From embedded devices to massive data centres, CPUs serve as the backbone for AI, enabling silicon customisation and tighter integration with accelerators. This is ushering in a new era of scalable, high-performance AI across the cloud and edge.

The shift toward chiplets — where silicon is modularised into smaller, specialised components—is transforming the landscape of server CPUs, DPUs, and AI servers. This design approach makes systems more economically viable and adaptable.

Innovation thrives by building a collaborative ecosystem that brings together technologies, standards, and protocols. This approach leverages the UCIe physical interface to drive chiplet adoption and pave the way for the future of computing.
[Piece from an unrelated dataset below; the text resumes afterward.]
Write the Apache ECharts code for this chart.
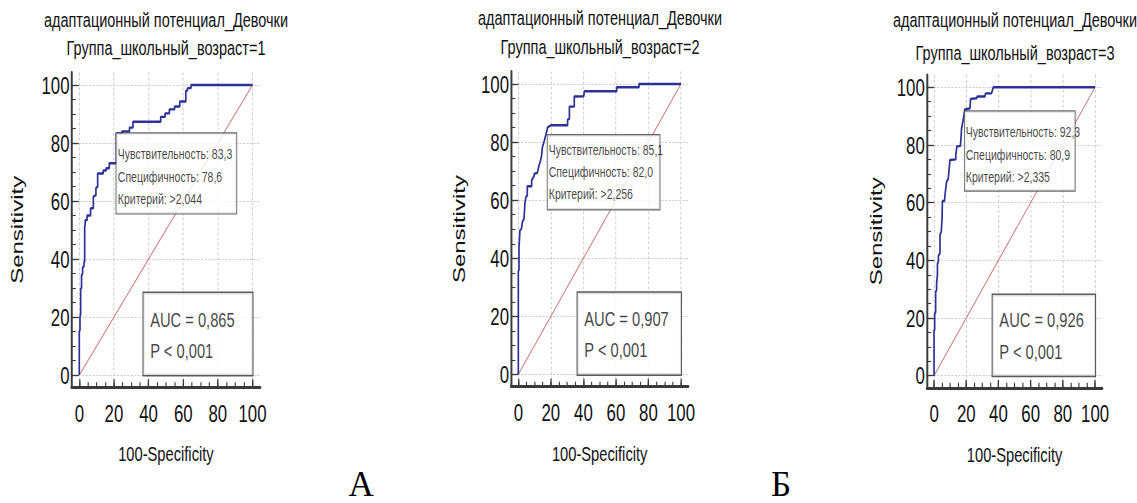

Addressing the challenges of custom silicon development requires building a partner ecosystem dedicated to driving innovation for the data centres of the future.

I’m excited about the progress our industry has made, transforming into a hub of collaboration and efficiency. The goal is simple but impactful: to enable seamless integration of chiplets from diverse partners, creating interoperable, reusable components that lower costs and open new doors for the entire industry.

Standardisation focuses on developing common interfaces and validating IPs to ensure interoperability and readiness for widespread adoption. This includes advancing efforts such as proofs of concept, test chips, and fully product-ready chiplets.

Third-party IP vendors are also a critical part of this ecosystem to deliver complementary IPs, such as the UCIe interface that connects chiplets. Aligning roadmaps and pooling expertise is establishing a unified approach that’s driving meaningful progress across the industry.

One strong example of this in action is a collaboration in South Korea, where a three-way partnership is building an AI CPU chiplet platform.

ADTechnology provides the Arm compute chiplet, Samsung Foundry supplies an advanced 2nm process, and Rebellions contributes an AI accelerator targeting 2–3x the efficiency of current GPUs for GenAI tasks. The chiplets are tightly linked via an AMBA CHI C2C interconnect, guided by Arm’s Chiplet System Architecture (CSA) specification.

In the rapidly evolving AI landscape, efficiency and design flexibility are essential. Building a foundation for sustainable AI data centres is key to accelerating the development of chiplet solutions.

This system-level approach lowers the barrier to entry, encourages innovation, and enables faster, more secure AI—from cloud to edge.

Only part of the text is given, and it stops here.